By Mark Heinrich
VIENNA (Reuters) - Austrian far right leader Joerg Haider was killed in a car accident on Saturday, the national news agency APA reported.
It quoted police as saying Haider died after suffering severe head and chest injuries when a car he was driving went out of control and rolled over several times outside the southern city of Klagenfurt. APA said he was alone in the car.
Rightist groups surged to a combined 30 percent of the vote in a national parliamentary election last month, with Haider's smaller Alliance for Austria's Future tripling its support to around 12 percent.
Haider, born in 1950 and active in politics since his teenage years, became a full-time politician in 1977 for the right-wing Freedom Party.
He caused an international backlash when the Freedom Party formed a coalition government with the conservative People's Party in 2000, triggering widespread condemnation and European Union sanctions.

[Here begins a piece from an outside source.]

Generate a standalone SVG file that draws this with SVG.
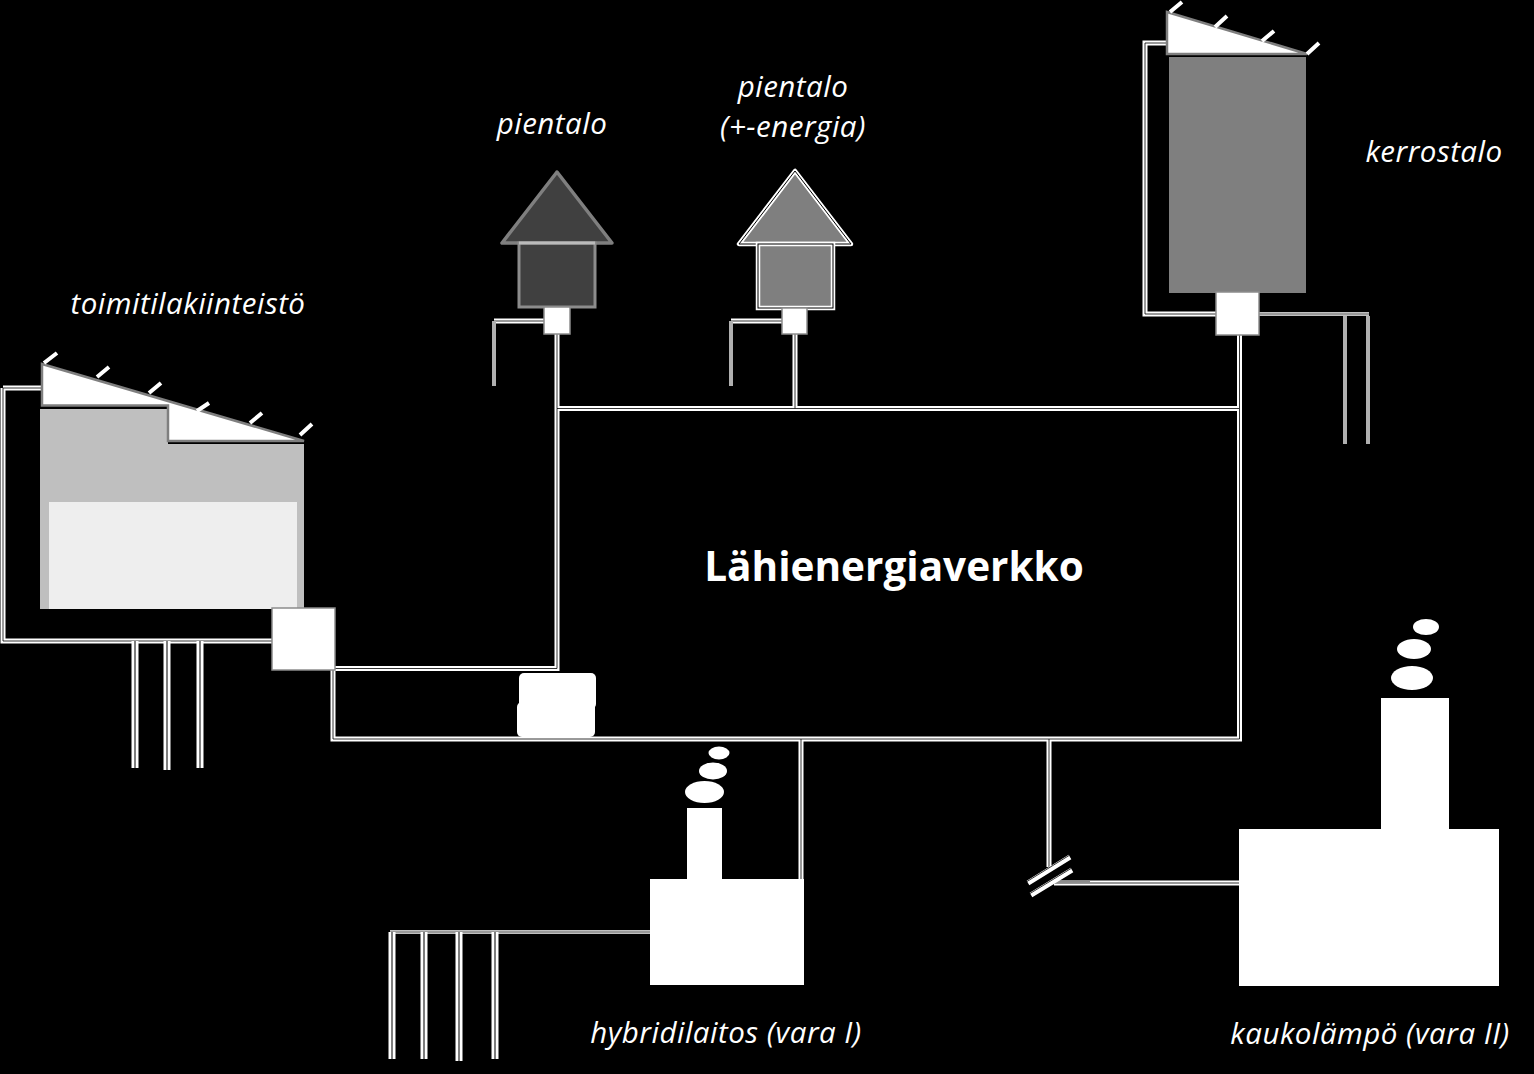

The deal fell apart, leading to an early election in 2002 in which the Freedom Party lost heavily, followed by a remake of the coalition.
After internecine struggles within the Freedom Party, Haider formed the breakaway Alliance for the Future of Austria in 2005. His new party only just scraped past the 4 percent threshold to enter parliament in a national election in 2006.
Haider made headlines by campaigning on an anti-immigration ticket and with verbal gaffes.
He once reproached Austria's government by citing the "proper labour policies" of the Third Reich. On another occasion he referred to concentration camps in a parliamentary debate as "penal camps."
Haider was also widely condemned for meeting Iraqi President Saddam Hussein in 2002, which he said was a "purely humanitarian" matter.
Born in Upper Austria, his father was a former member of Adolf Hitler's brown-shirted storm troopers. His mother was a teacher who had been a Hitler Youth leader.